First, the issue of privacy is one that often applies to a consumer’s right to safeguard his or her information from any other parties. It involves the protection of vulnerable data such as Facebook data, customer response data and other kinds of demographic data or personal data from being freely disseminated over the Internet or sold to third parties. In general, privacy is the individual’s right to keep his or her data to himself or herself.
Confidentiality is a similar idea, but with a slightly different component. IT professionals often talk about confidentiality in terms of a supplier or service provider and its customers. Confidentiality agreements are often applied to situations where someone trusted with personal data must safeguard this data from being released. Alternately, some may define confidentiality as issues about the data that gets collected, where privacy issues have to do, again, with the core principle of an individual not being recorded or monitored.
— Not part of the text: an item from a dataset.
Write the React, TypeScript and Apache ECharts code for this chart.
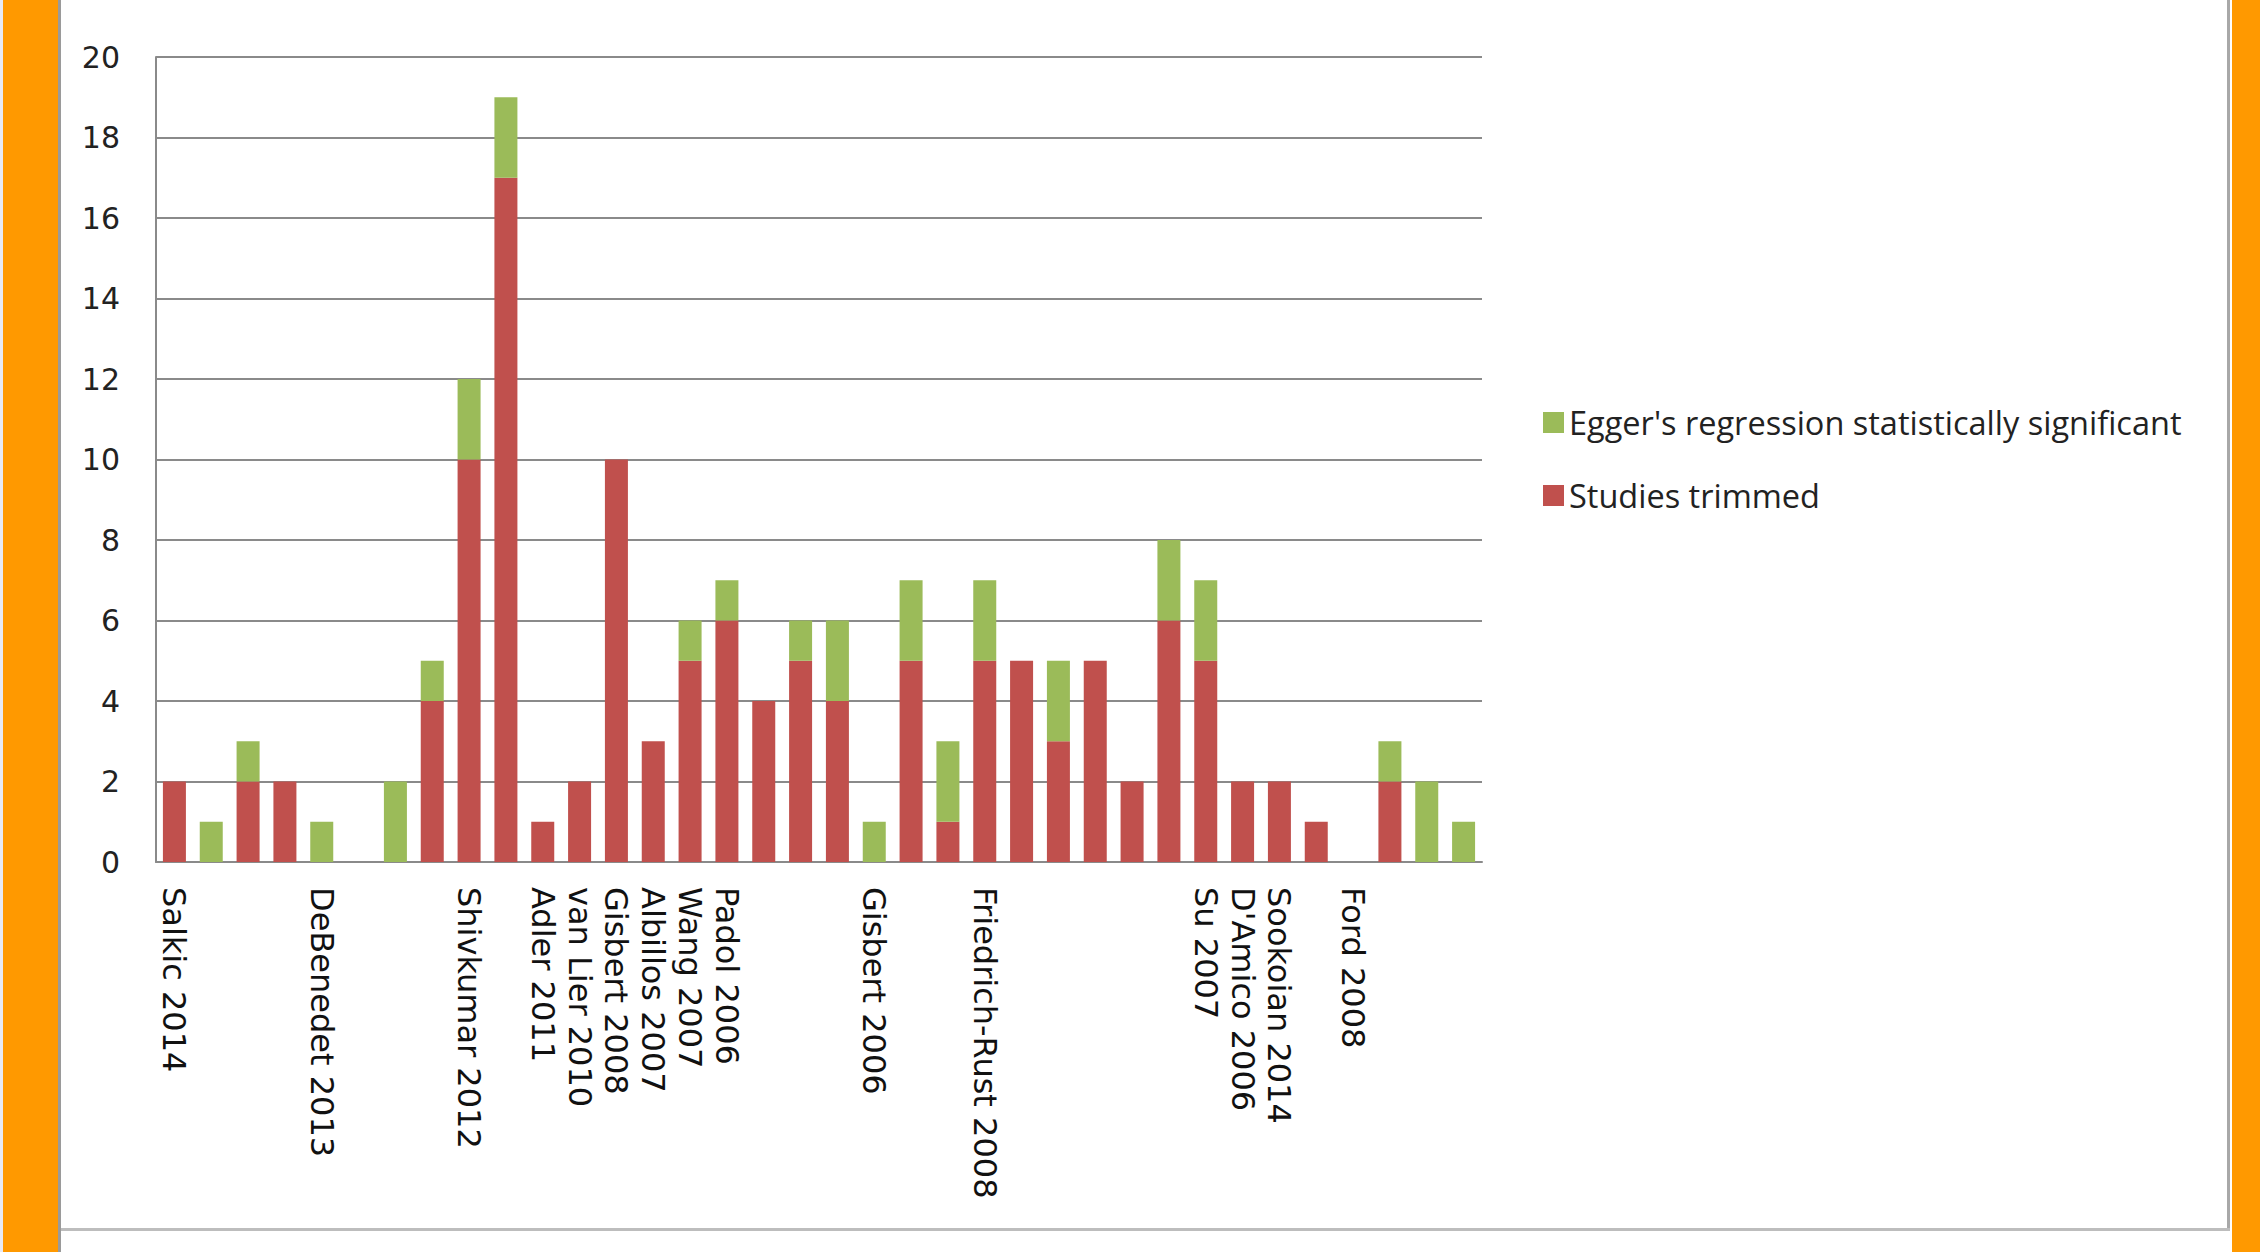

Security is a different term that's applied to enterprise or government systems. Security may include the idea of customer privacy, but the two are not synonymous. Likewise, security may provide for confidentiality, but that is not its overall goal. The overall goal of most security systems is to protect an enterprise or agency, which may or may not house a lot of vulnerable customer or client data. Sometimes, the objectives for privacy and security are the same. In other cases, security may not automatically provide for privacy concerns. One example is where a business or government agency may be able to keep its data safe from outside attackers, but where employees may be able to view consumer information. Another scenario might involve situations where a company doesn’t face any liability by releasing customer data, and so chooses to do so. Here, the company’s security is not jeopardized, but the consumer’s privacy is violated. New contracts between businesses and federal agencies are also good examples of how IT issues cut through the different layers between privacy, confidentiality and security.